4.5 Externe Veiligheid

De doelstelling van het externe veiligheidsbeleid is het realiseren van een veilige woon- en leefomgeving door het beheersen van risico's van activiteiten met gevaarlijke stoffen (zoals het gebruik, de opslag, de productie als het transport). Het beleid is erop gericht te voorkomen dat er dichtbij gevoelige bestemmingen activiteiten met gevaarlijke stoffen plaatsvinden. Bij nieuwe (ruimtelijke) ontwikkelingen dient rekening te worden gehouden met risicobronnen in de omgeving.

In de nabijheid van het plangebied zijn geen risicovolle inrichtingen of transportroutes gevaarlijke stoffen (weg, water en spoor) aanwezig. Het aspect externe veiligheid vormt geen belemmering voor de ontwikkeling.

4.6 Geluid

Geluid kan hinderlijk en schadelijk voor de gezondheid zijn. Zo kunnen hoge geluidsniveaus het gehoor beschadigen. Maar ook verstoring van de slaap kan op de lange duur slecht zijn voor de gezondheid. In Nederland zijn afspraken gemaakt over wat acceptabele geluidsniveaus zijn en wat niet (de geluidsnormen). Bij ruimtelijke plannen kan akoestisch onderzoek nodig zijn om geluidhinder bij geluidgevoelige objecten (scholen, woningen, etc.) te voorkomen. De Wet geluidhinder (Wgh) bevat geluidnormen en richtlijnen over de toelaatbaarheid van geluidniveaus als gevolg van rail- en wegverkeerslawaai, industrielawaai en luchtvaartlawaai.
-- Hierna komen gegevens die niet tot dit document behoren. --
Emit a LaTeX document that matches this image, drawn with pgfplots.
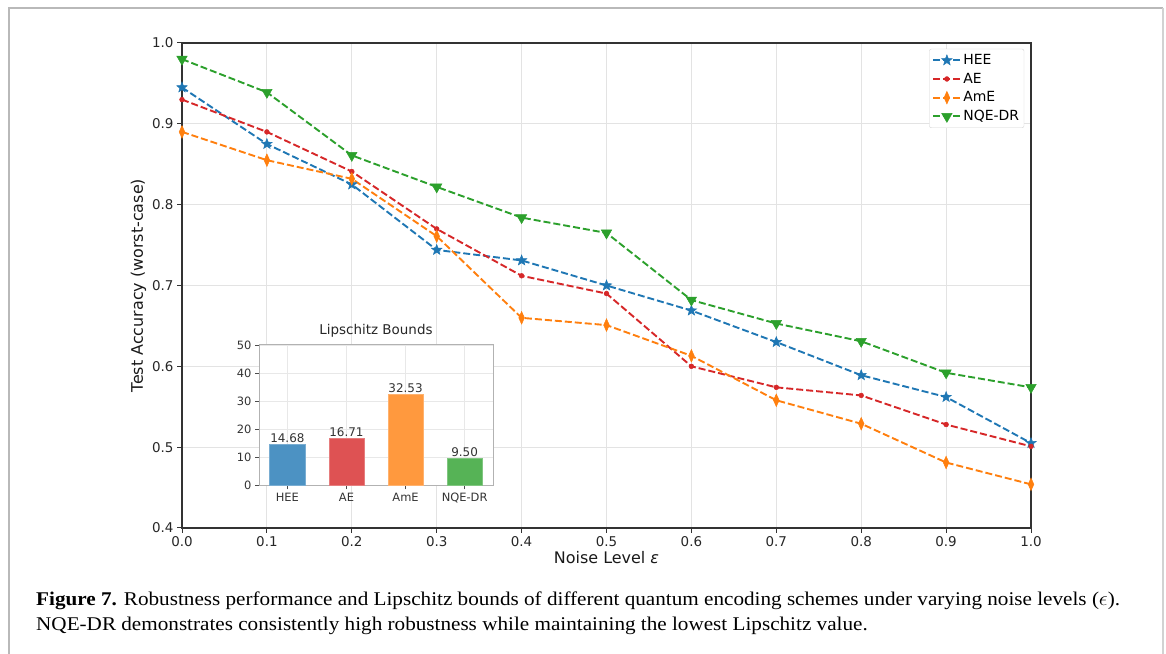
\documentclass[border=0pt]{standalone}
\usepackage{pgfplots}
\pgfplotsset{compat=1.18}
\usepackage{fontspec}
\usepackage{graphicx}
\setmainfont{DejaVu Sans}
\newfontfamily\capfont{Liberation Serif}

\definecolor{tblue}{HTML}{1F77B4}
\definecolor{tred}{HTML}{D62728}
\definecolor{torange}{HTML}{FF7F0E}
\definecolor{tgreen}{HTML}{2CA02C}

\pgfdeclareplotmark{fstar}{%
  \pgfpathmoveto{\pgfpointpolar{90}{\pgfplotmarksize}}%
  \pgfpathlineto{\pgfpointpolar{126}{0.42\pgfplotmarksize}}%
  \pgfpathlineto{\pgfpointpolar{162}{\pgfplotmarksize}}%
  \pgfpathlineto{\pgfpointpolar{198}{0.42\pgfplotmarksize}}%
  \pgfpathlineto{\pgfpointpolar{234}{\pgfplotmarksize}}%
  \pgfpathlineto{\pgfpointpolar{270}{0.42\pgfplotmarksize}}%
  \pgfpathlineto{\pgfpointpolar{306}{\pgfplotmarksize}}%
  \pgfpathlineto{\pgfpointpolar{342}{0.42\pgfplotmarksize}}%
  \pgfpathlineto{\pgfpointpolar{18}{\pgfplotmarksize}}%
  \pgfpathlineto{\pgfpointpolar{54}{0.42\pgfplotmarksize}}%
  \pgfpathclose
  \pgfusepathqfillstroke}

\newcommand\capsize{\capfont\fontsize{19.5}{23}\selectfont}
\newcommand\lineA{\textbf{Figure 7.} Robustness performance and Lipschitz bounds of different quantum encoding schemes under varying noise levels ($\epsilon$).}
\newcommand\lineB{NQE-DR demonstrates consistently high robustness while maintaining the lowest Lipschitz value.}
\newlength\capwA
\newlength\capwB

\begin{document}%
\settowidth\capwA{\capsize\lineA}%
\settowidth\capwB{\capsize\lineB}%
\begin{tikzpicture}
\path[use as bounding box] (0bp,0bp) rectangle (1166bp,654bp);
% frame
\draw[gray!55, line width=1.3bp] (9bp,-2bp) -- (9bp,646bp) -- (1163bp,646bp);
\draw[gray!35, line width=2bp] (1163bp,646bp) -- (1163bp,-2bp);

\begin{axis}[
  at={(182bp,126bp)}, anchor=south west,
  scale only axis, width=849bp, height=485bp,
  xmin=0, xmax=1, ymin=0.4, ymax=1.0,
  xtick={0,0.1,0.2,0.3,0.4,0.5,0.6,0.7,0.8,0.9,1.0},
  ytick={0.4,0.5,0.6,0.7,0.8,0.9,1.0},
  xtick pos=bottom, ytick pos=left,
  xticklabel={\pgfmathprintnumber[fixed,fixed zerofill,precision=1,assume math mode=true]{\tick}},
  yticklabel={\pgfmathprintnumber[fixed,fixed zerofill,precision=1,assume math mode=true]{\tick}},
  tick label style={font=\fontsize{13.5}{15}\selectfont, text=black!85},
  tick align=outside, major tick length=5bp,
  tick style={black!80, line width=1bp},
  axis line style={black!80, line width=1.1bp},
  grid=major, grid style={gray!22, line width=0.9bp},
  xlabel={Noise Level {\itshape ε}},
  ylabel={Test Accuracy (worst-case)},
  label style={font=\fontsize{16}{19}\selectfont, text=black!90},
  xlabel style={yshift=2bp},
  ylabel style={yshift=-1bp},
  legend style={at={(0.992,0.988)}, anchor=north east,
    font=\fontsize{14}{16}\selectfont, draw=gray!35, rounded corners=2bp,
    inner xsep=3bp, inner ysep=3.5bp, row sep=3bp},
  legend cell align=left,
  legend image code/.code={%
    \draw[#1, mark repeat=2, mark phase=2] plot coordinates {(0bp,0bp) (13.5bp,0bp) (27bp,0bp)};},
  every axis plot/.append style={line width=1.9bp, dash pattern=on 7bp off 3bp},
]
\addplot[tblue, mark=fstar, mark size=5.5bp, mark options={solid, line width=0.5bp}] coordinates {
(0.0,0.945) (0.1,0.875) (0.2,0.825) (0.3,0.744) (0.4,0.731) (0.5,0.700)
(0.6,0.669) (0.7,0.630) (0.8,0.589) (0.9,0.562) (1.0,0.505)};
\addlegendentry{HEE}
\addplot[tred, mark=*, mark size=2.4bp, mark options={solid, line width=0.5bp}] coordinates {
(0.0,0.930) (0.1,0.890) (0.2,0.841) (0.3,0.770) (0.4,0.712) (0.5,0.690)
(0.6,0.600) (0.7,0.574) (0.8,0.564) (0.9,0.528) (1.0,0.501)};
\addlegendentry{AE}
\addplot[torange, mark=diamond*, mark size=6.3bp, mark options={solid, xscale=0.6, line width=0.5bp}] coordinates {
(0.0,0.890) (0.1,0.855) (0.2,0.832) (0.3,0.761) (0.4,0.660) (0.5,0.651)
(0.6,0.613) (0.7,0.558) (0.8,0.529) (0.9,0.481) (1.0,0.454)};
\addlegendentry{AmE}
\addplot[tgreen, mark=triangle*, mark size=6bp, mark options={solid, rotate=180, line width=0.5bp}] coordinates {
(0.0,0.980) (0.1,0.939) (0.2,0.861) (0.3,0.822) (0.4,0.784) (0.5,0.765)
(0.6,0.682) (0.7,0.653) (0.8,0.631) (0.9,0.592) (1.0,0.574)};
\addlegendentry{NQE-DR}
\end{axis}

\begin{axis}[
  at={(259bp,168.7bp)}, anchor=south west,
  scale only axis, width=234bp, height=140.3bp,
  xmin=-0.48, xmax=3.48, ymin=0, ymax=50,
  xtick={0,1,2,3}, xticklabels={HEE,AE,AmE,NQE-DR},
  ytick={0,10,20,30,40,50},
  xtick pos=bottom, ytick pos=left,
  yticklabel={\pgfmathprintnumber[assume math mode=true]{\tick}},
  axis background/.style={fill=white},
  axis line style={gray!60, line width=1bp},
  tick style={black!70, line width=0.8bp},
  tick align=outside, major tick length=4bp,
  grid=major, grid style={gray!18, line width=0.8bp},
  tick label style={font=\fontsize{11.5}{13}\selectfont, text=black!80},
  title={Lipschitz Bounds},
  title style={font=\fontsize{13.5}{15}\selectfont, text=black!85, yshift=-2bp},
  ybar, bar width=35.5bp,
  nodes near coords={\pgfmathprintnumber[fixed,fixed zerofill,precision=2,assume math mode=true]{\pgfplotspointmeta}},
  every node near coord/.append style={font=\fontsize{12}{13}\selectfont, text=black!80, inner sep=1.5bp},
]
\addplot[fill=tblue!80!white, draw=tblue!60!white, bar shift=0pt] coordinates {(0,14.68)};
\addplot[fill=tred!80!white, draw=tred!60!white, bar shift=0pt] coordinates {(1,16.71)};
\addplot[fill=torange!80!white, draw=torange!60!white, bar shift=0pt] coordinates {(2,32.53)};
\addplot[fill=tgreen!80!white, draw=tgreen!60!white, bar shift=0pt] coordinates {(3,9.50)};
\end{axis}

% caption: same horizontal scale for both lines, first line 36bp -> 1120bp
\node[anchor=base west, inner sep=0pt] at (36bp,48bp) {\resizebox{1084bp}{\height}{\capsize\lineA}};
\node[anchor=base west, inner sep=0pt] at (36bp,24bp) {\resizebox{\dimexpr 1084bp*\capwB/\capwA\relax}{\height}{\capsize\lineB}};
\end{tikzpicture}%
\end{document}
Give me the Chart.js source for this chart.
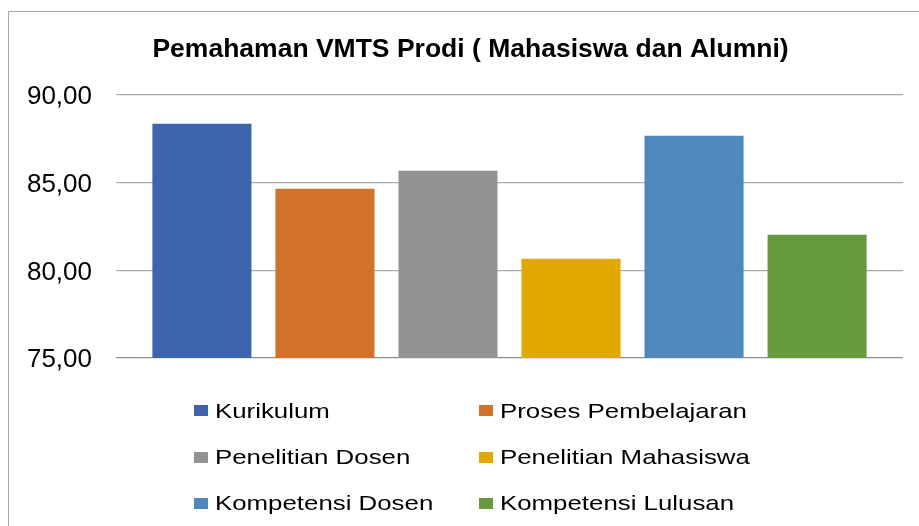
<!DOCTYPE html>
<html>
<head>
<meta charset="utf-8">
<script src="https://cdn.jsdelivr.net/npm/chart.js@4"></script>
<style>
    html, body { margin: 0; padding: 0; background: #ffffff; }
    #wrap { position: relative; width: 919px; height: 526px; overflow: hidden; }
    #frame {
        position: absolute; left: 8px; top: 11px; width: 1000px; height: 600px;
        border-left: 1px solid #a6a6a6; border-top: 1px solid #a6a6a6;
    }
    #chart { position: absolute; left: 0; top: 0; }
    .leg-item { position: absolute; height: 24px; display: flex; align-items: center; }
    .leg-box { width: 14px; height: 11px; margin-right: 7px; flex: none; }
    .leg-text {
        font-family: "Liberation Sans", Arial, sans-serif; font-size: 21px; color: #000;
        white-space: nowrap; transform: scaleX(1.23); transform-origin: left center;
    }
</style>
</head>
<body>
<div id="wrap">
    <div id="frame"></div>
    <canvas id="chart" width="919" height="526"></canvas>
    <div id="legend"></div>
</div>
<script>
"use strict";

// Данные диаграммы
const chartTitle = 'Pemahaman VMTS Prodi ( Mahasiswa dan Alumni)';
const categories = ['Kurikulum', 'Proses Pembelajaran', 'Penelitian Dosen',
    'Penelitian Mahasiswa', 'Kompetensi Dosen', 'Kompetensi Lulusan'];
const values = [88.36, 84.65, 85.68, 80.66, 87.67, 82.03];
const colors = ['#3d64ad', '#d3702c', '#939393', '#e1a900', '#4f89bc', '#659a3f'];
const yTicks = [75, 80, 85, 90];

const FONT = '"Liberation Sans", Arial, sans-serif';

// Каждая категория - отдельный ряд, как в Excel
const datasets = categories.map((name, i) => ({
    label: name,
    data: [values[i]],
    backgroundColor: colors[i],
    borderWidth: 0,
    categoryPercentage: 0.938,
    barPercentage: 0.805
}));

// Заголовок в Excel центрирован по рамке, а не по всей ширине
const titleShift = {
    id: 'titleShift',
    afterLayout(chart) {
        if (chart.titleBlock) chart.titleBlock.left += 30;
    }
};

const ctx = document.getElementById('chart').getContext('2d');

new Chart(ctx, {
    type: 'bar',
    data: {
        labels: [''],
        datasets: datasets
    },
    plugins: [titleShift],
    options: {
        responsive: false,
        animation: false,
        layout: {
            padding: { left: 8, right: 16, top: 11, bottom: 168 }
        },
        plugins: {
            legend: { display: false },
            tooltip: { enabled: false },
            title: {
                display: true,
                text: chartTitle,
                color: '#000000',
                font: { family: FONT, size: 26.5, weight: 'bold', lineHeight: 1.2 },
                padding: { top: 22.5, bottom: 29.7 }
            }
        },
        scales: {
            x: { display: false },
            y: {
                min: yTicks[0],
                max: yTicks[yTicks.length - 1],
                afterFit: function(scale) { scale.width = 108; },
                afterBuildTicks: function(scale) {
                    scale.ticks = yTicks.map(v => ({ value: v }));
                },
                border: { display: false },
                grid: {
                    drawTicks: false,
                    lineWidth: 1.3,
                    color: function(c) {
                        return c.tick && c.tick.value === yTicks[0] ? '#8c8c8c' : '#ababab';
                    }
                },
                ticks: {
                    padding: 24,
                    labelOffset: 2,
                    color: '#000000',
                    font: { family: FONT, size: 26 },
                    callback: function(v) { return Number(v).toFixed(2).replace('.', ','); }
                }
            }
        }
    }
});

// Легенда в две колонки
const legendCols = [194, 479];
const legendRows = [410.5, 457, 503];
const legend = document.getElementById('legend');
categories.forEach((name, i) => {
    const item = document.createElement('div');
    item.className = 'leg-item';
    item.style.left = legendCols[i % 2] + 'px';
    item.style.top = (legendRows[Math.floor(i / 2)] - 12) + 'px';
    item.innerHTML = '<span class="leg-box" style="background:' + colors[i] + '"></span>' +
        '<span class="leg-text">' + name + '</span>';
    legend.appendChild(item);
});
</script>
</body>
</html>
Een akoestisch onderzoek moet worden uitgevoerd als een nieuwe ruimtelijke ontwikkeling een geluidgevoelig object mogelijk maakt binnen een geluidzone van een bestaande geluidbron of indien het plan een nieuwe geluidbron mogelijk maakt.

Woningen zijn geluidsgevoelige functies in het kader van de Wet geluidhinder (Wgh). De locatie is niet gelegen in een zone industrielawaai, of in de nabijheid van spoorwegen. Nader onderzoek naar industrie- en spoorweglawaai is voor deze ontwikkeling daarom niet noodzakelijk. Het plangebied ligt in een 30 km/uur zone (Govert Flincklaan - Steeweg - Damstraat). Dit soort wegen zijn op basis van de Wgh uitgesloten van akoestisch onderzoek. Hierdoor is geen akoestisch onderzoek benodigd. In het kader van een goede ruimtelijke ordening dient wel te worden aangetoond dat er sprake is van een goed woon- en leefklimaat.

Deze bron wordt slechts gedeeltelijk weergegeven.